All lines from the beginning of the listing through the line with "import * as d3 from 'd3';" are to be copied word for word; the pictures are not.

Data block:
====

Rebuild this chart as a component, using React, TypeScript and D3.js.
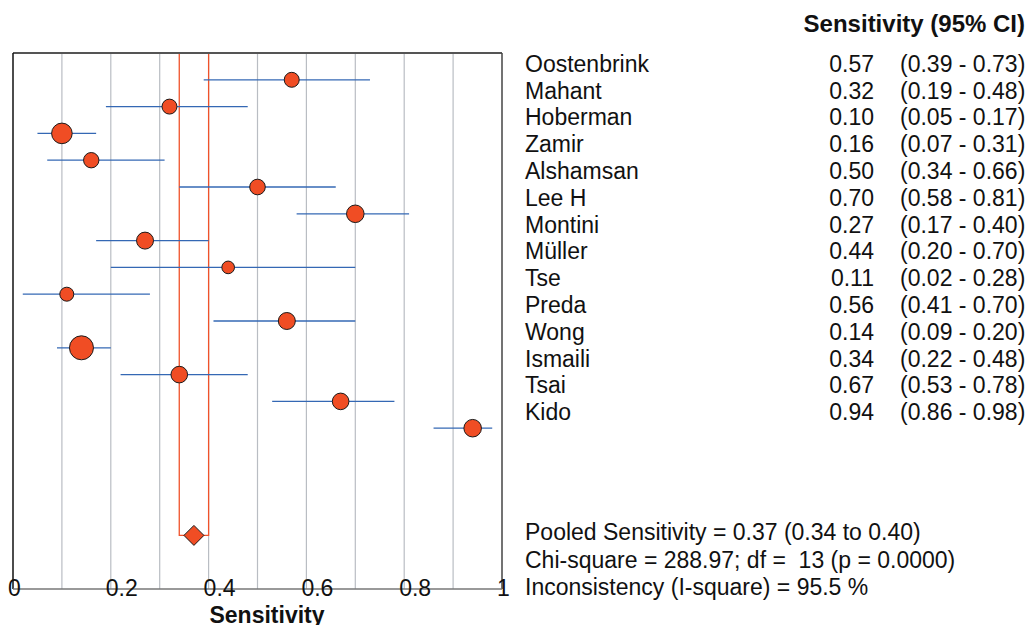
import React from 'react';
import * as d3 from 'd3';

// Study data
const studies = ['Oostenbrink', 'Mahant', 'Hoberman', 'Zamir', 'Alshamsan', 'Lee H', 'Montini', 'Müller', 'Tse', 'Preda', 'Wong', 'Ismaili', 'Tsai', 'Kido'];
const sensitivity = [0.57, 0.32, 0.1, 0.16, 0.5, 0.7, 0.27, 0.44, 0.11, 0.56, 0.14, 0.34, 0.67, 0.94];
const ciLow = [0.39, 0.19, 0.05, 0.07, 0.34, 0.58, 0.17, 0.2, 0.02, 0.41, 0.09, 0.22, 0.53, 0.86];
const ciHigh = [0.73, 0.48, 0.17, 0.31, 0.66, 0.81, 0.4, 0.7, 0.28, 0.7, 0.2, 0.48, 0.78, 0.98];
// relative study weights (marker area)
const weights = [56, 56, 106, 59, 61, 77, 72, 40, 49, 72, 144, 69, 69, 77];

const pooled = { est: 0.37, lo: 0.34, hi: 0.4 };
const tickValues = [0, 0.2, 0.4, 0.6, 0.8, 1];
const gridValues = d3.range(1, 10).map((d) => d / 10);
const statsLines = [
  'Pooled Sensitivity = 0.37 (0.34 to 0.40)',
  'Chi-square = 288.97; df =  13 (p = 0.0000)',
  'Inconsistency (I-square) = 95.5 %',
];

const FONT = '"Liberation Sans", Arial, sans-serif';

const App = () => {
  const left = 13;
  const right = 502;
  const top = 53;
  const bottom = 589;

  const x = d3.scaleLinear().domain([0, 1]).range([left, right]);
  // row index: -1 = top border, 19 = axis line
  const y = d3.scaleLinear().domain([-1, 19]).range([top, bottom]);
  const r = d3.scaleSqrt().domain([0, 144]).range([0, 12]);

  const pooledRow = 17;
  const py = y(pooledRow);
  const dh = 10;
  const diamond = d3.line()([
    [x(pooled.est) - dh, py],
    [x(pooled.est), py - dh],
    [x(pooled.est) + dh, py],
    [x(pooled.est), py + dh],
  ]) + 'Z';

  const orange = '#f0522a';

  return (
    <svg width={1032} height={625} style={{ position: 'absolute', left: 0, top: 0 }} fontFamily={FONT}>
      <rect width={1032} height={625} fill="#fff" />

      {/* grid */}
      {gridValues.map((g) => (
        <line key={g} x1={x(g)} x2={x(g)} y1={top} y2={bottom} stroke="#b9bdc3" strokeWidth={1.2} />
      ))}

      {/* pooled CI band */}
      <path
        d={`M${x(pooled.lo)},${top}V${py}H${x(pooled.est)}M${x(pooled.hi)},${top}V${py}H${x(pooled.est)}`}
        fill="none"
        stroke={orange}
        strokeWidth={1.3}
      />

      {/* frame */}
      <line x1={left} x2={right} y1={top} y2={top} stroke="#555" strokeWidth={2} />
      <line x1={left} x2={left} y1={top} y2={bottom} stroke="#111" strokeWidth={1.5} />
      <line x1={right} x2={right} y1={top} y2={bottom} stroke="#444" strokeWidth={1.5} />
      <line x1={left} x2={right} y1={bottom} y2={bottom} stroke="#777" strokeWidth={1.5} />

      {/* study CIs and points */}
      {studies.map((s, i) => (
        <g key={s}>
          <line x1={x(ciLow[i])} x2={x(ciHigh[i])} y1={y(i)} y2={y(i)} stroke="#3468b4" strokeWidth={1.3} />
          <circle cx={x(sensitivity[i])} cy={y(i)} r={r(weights[i])} fill="#f04d24" stroke="#1a1a1a" strokeWidth={1} />
        </g>
      ))}

      <path d={diamond} fill="#f04d24" stroke="#1a1a1a" strokeWidth={1} />

      {/* axis tick labels */}
      {tickValues.map((t) => (
        <text key={t} x={x(t) - 5} y={596} fontSize={23} fill="#111">
          {d3.format('~g')(t)}
        </text>
      ))}
      <text x={267} y={623} fontSize={23} fontWeight="bold" textAnchor="middle" fill="#111">
        Sensitivity
      </text>

      {/* table */}
      <text x={1025} y={32} fontSize={24} fontWeight="bold" textAnchor="end" fill="#111">
        Sensitivity (95% CI)
      </text>
      {studies.map((s, i) => (
        <g key={'t' + s} fontSize={23} fill="#111">
          <text x={525} y={y(i) - 8}>{s}</text>
          <text x={874} y={y(i) - 8} textAnchor="end">{sensitivity[i].toFixed(2)}</text>
          <text x={900} y={y(i) - 8}>
            {`(${ciLow[i].toFixed(2)} - ${ciHigh[i].toFixed(2)})`}
          </text>
        </g>
      ))}

      {statsLines.map((l, i) => (
        <text key={l} x={525} y={540 + i * 27.5} fontSize={23} fill="#111" style={{ whiteSpace: 'pre' }}>
          {l}
        </text>
      ))}
    </svg>
  );
};

export default App;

====

The result:
Rebuild this chart as a component, using React, TypeScript and D3.js.
import React from 'react';
import * as d3 from 'd3';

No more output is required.